• **SUPPLIED DATA**:
____________

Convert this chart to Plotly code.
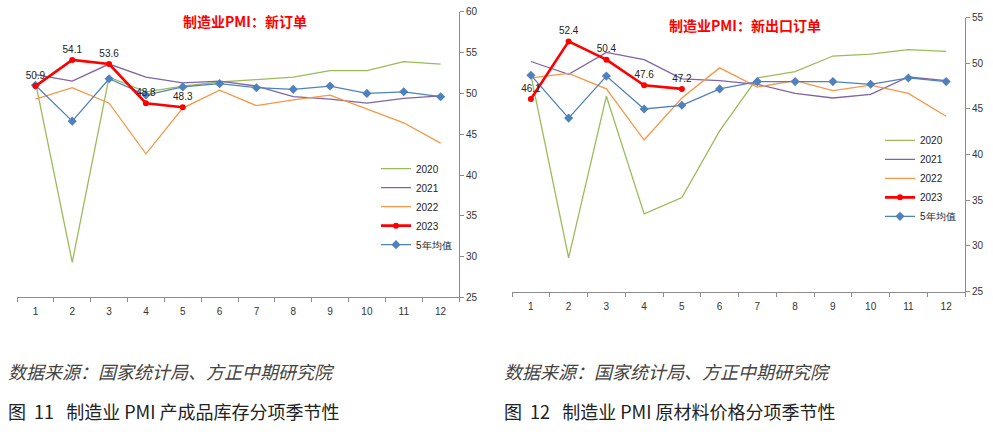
import plotly.graph_objects as go

months = [str(i) for i in range(1, 13)]

# Left chart: 制造业PMI：新订单
no_2020 = [51.4, 29.3, 52.0, 50.2, 50.9, 51.4, 51.7, 52.0, 52.8, 52.8, 53.9, 53.6]
no_2021 = [52.3, 51.5, 53.6, 52.0, 51.3, 51.5, 50.9, 49.6, 49.3, 48.8, 49.4, 49.7]
no_2022 = [49.3, 50.7, 48.8, 42.6, 48.2, 50.4, 48.5, 49.2, 49.8, 48.1, 46.4, 43.9]
no_2023 = [50.9, 54.1, 53.6, 48.8, 48.3]
no_avg5 = [51.0, 46.6, 51.8, 49.8, 50.8, 51.2, 50.7, 50.5, 50.9, 50.0, 50.2, 49.6]

# Right chart: 制造业PMI：新出口订单
ex_2020 = [48.7, 28.7, 46.4, 33.5, 35.3, 42.6, 48.4, 49.1, 50.8, 51.0, 51.5, 51.3]
ex_2021 = [50.2, 48.8, 51.2, 50.4, 48.3, 48.1, 47.7, 46.7, 46.2, 46.6, 48.5, 48.1]
ex_2022 = [48.4, 48.9, 47.2, 41.6, 46.2, 49.5, 47.4, 48.1, 47.0, 47.6, 46.7, 44.2]
ex_2023 = [46.1, 52.4, 50.4, 47.6, 47.2]
ex_avg5 = [48.7, 44.0, 48.6, 45.0, 45.4, 47.2, 48.0, 48.0, 48.0, 47.7, 48.4, 48.0]

C2020 = "#9BBB59"
C2021 = "#8064A2"
C2022 = "#F79646"
C2023 = "#FF0000"
CAVG = "#4F81BD"

fig = go.Figure()

def add_set(xa, ya, leg, d20, d21, d22, d23, davg):
    fig.add_trace(go.Scatter(x=months, y=d20, name="2020", mode="lines", legendrank=1,
                             line=dict(color=C2020, width=1.3), xaxis=xa, yaxis=ya, legend=leg))
    fig.add_trace(go.Scatter(x=months, y=d21, name="2021", mode="lines", legendrank=2,
                             line=dict(color=C2021, width=1.3), xaxis=xa, yaxis=ya, legend=leg))
    fig.add_trace(go.Scatter(x=months, y=d22, name="2022", mode="lines", legendrank=3,
                             line=dict(color=C2022, width=1.3), xaxis=xa, yaxis=ya, legend=leg))
    fig.add_trace(go.Scatter(x=months, y=davg, name="5年均值", mode="lines+markers",
                             line=dict(color=CAVG, width=1.3),
                             marker=dict(symbol="diamond", size=7, color=CAVG),
                             xaxis=xa, yaxis=ya, legend=leg, legendrank=5))
    fig.add_trace(go.Scatter(x=months[:len(d23)], y=d23, name="2023", mode="lines+markers+text",
                             line=dict(color=C2023, width=2.6),
                             marker=dict(symbol="circle", size=6, color=C2023),
                             text=[f"{v:.1f}" for v in d23], textposition="top center",
                             textfont=dict(size=10, color="#222222", family="Liberation Sans"),
                             xaxis=xa, yaxis=ya, legend=leg, legendrank=4))

add_set("x", "y", "legend", no_2020, no_2021, no_2022, no_2023, no_avg5)
add_set("x2", "y2", "legend2", ex_2020, ex_2021, ex_2022, ex_2023, ex_avg5)

W, H = 993, 435
axis_common = dict(showgrid=False, zeroline=False, showline=True, linecolor="#8C8C8C",
                   linewidth=1, tickfont=dict(size=10, color="#333333", family="Liberation Sans"))

xcommon = dict(axis_common, type="category", ticks="outside", tickson="boundaries",
               ticklen=4, tickcolor="#8C8C8C", range=[-0.5, 11.5], ticklabelstandoff=5)
ycommon = dict(axis_common, side="right", ticks="outside", ticklen=4, tickcolor="#8C8C8C",
               dtick=5)

legend_common = dict(font=dict(size=10, color="#222222", family="Liberation Sans"),
                     bgcolor="rgba(0,0,0,0)", itemwidth=30, tracegroupgap=0,
                     xanchor="left", yanchor="top", traceorder="normal")

fig.update_layout(
    width=W, height=H, margin=dict(l=0, r=0, t=0, b=0),
    paper_bgcolor="white", plot_bgcolor="white",
    xaxis=dict(xcommon, domain=[17 / W, 459 / W], anchor="y"),
    yaxis=dict(ycommon, domain=[1 - 300 / H, 1 - 7 / H], range=[25, 60], anchor="x"),
    xaxis2=dict(xcommon, domain=[512 / W, 965 / W], anchor="y2"),
    yaxis2=dict(ycommon, domain=[1 - 294 / H, 1 - 13 / H], range=[25, 55], anchor="x2"),
    legend=dict(legend_common, x=376 / W, y=1 - 153 / H),
    legend2=dict(legend_common, x=880 / W, y=1 - 124 / H),
    showlegend=True,
)

title_font = dict(family="Noto Sans CJK SC", size=14, color="#FF0000", weight="bold")
fig.add_annotation(text="制造业PMI：新订单", x=245 / W, y=1 - 16 / H, xref="paper", yref="paper",
                   showarrow=False, font=title_font, xanchor="center", yanchor="middle")
fig.add_annotation(text="制造业PMI：新出口订单", x=745 / W, y=1 - 21 / H, xref="paper", yref="paper",
                   showarrow=False, font=title_font, xanchor="center", yanchor="middle")

src_font = dict(family="Noto Sans CJK SC", size=18, color="#444444", style="italic")
cap_font = dict(family="Noto Sans CJK SC", size=18, color="#222222")
for x0, cap in [(6, "图  11   制造业 PMI 产成品库存分项季节性"), (502, "图  12   制造业 PMI 原材料价格分项季节性")]:
    fig.add_annotation(text="数据来源：国家统计局、方正中期研究院", x=x0 / W, y=1 - 375 / H,
                       xref="paper", yref="paper", showarrow=False, font=src_font,
                       xanchor="left", yanchor="middle")
    fig.add_annotation(text=cap, x=x0 / W, y=1 - 417 / H, xref="paper", yref="paper",
                       showarrow=False, font=cap_font, xanchor="left", yanchor="middle")

fig.write_html("out.html", config={"displayModeBar": False},
               post_script="document.body.style.margin='0';")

____________

Only the lines from the top of the data through the line with "fig = go.Figure()" should be quoted, exactly and with both ends kept; skip the pictures.

• **RESULT FOR THIS EXERCISE**:
Convert this chart to Plotly code.
import plotly.graph_objects as go

months = [str(i) for i in range(1, 13)]

# Left chart: 制造业PMI：新订单
no_2020 = [51.4, 29.3, 52.0, 50.2, 50.9, 51.4, 51.7, 52.0, 52.8, 52.8, 53.9, 53.6]
no_2021 = [52.3, 51.5, 53.6, 52.0, 51.3, 51.5, 50.9, 49.6, 49.3, 48.8, 49.4, 49.7]
no_2022 = [49.3, 50.7, 48.8, 42.6, 48.2, 50.4, 48.5, 49.2, 49.8, 48.1, 46.4, 43.9]
no_2023 = [50.9, 54.1, 53.6, 48.8, 48.3]
no_avg5 = [51.0, 46.6, 51.8, 49.8, 50.8, 51.2, 50.7, 50.5, 50.9, 50.0, 50.2, 49.6]

# Right chart: 制造业PMI：新出口订单
ex_2020 = [48.7, 28.7, 46.4, 33.5, 35.3, 42.6, 48.4, 49.1, 50.8, 51.0, 51.5, 51.3]
ex_2021 = [50.2, 48.8, 51.2, 50.4, 48.3, 48.1, 47.7, 46.7, 46.2, 46.6, 48.5, 48.1]
ex_2022 = [48.4, 48.9, 47.2, 41.6, 46.2, 49.5, 47.4, 48.1, 47.0, 47.6, 46.7, 44.2]
ex_2023 = [46.1, 52.4, 50.4, 47.6, 47.2]
ex_avg5 = [48.7, 44.0, 48.6, 45.0, 45.4, 47.2, 48.0, 48.0, 48.0, 47.7, 48.4, 48.0]

C2020 = "#9BBB59"
C2021 = "#8064A2"
C2022 = "#F79646"
C2023 = "#FF0000"
CAVG = "#4F81BD"

fig = go.Figure()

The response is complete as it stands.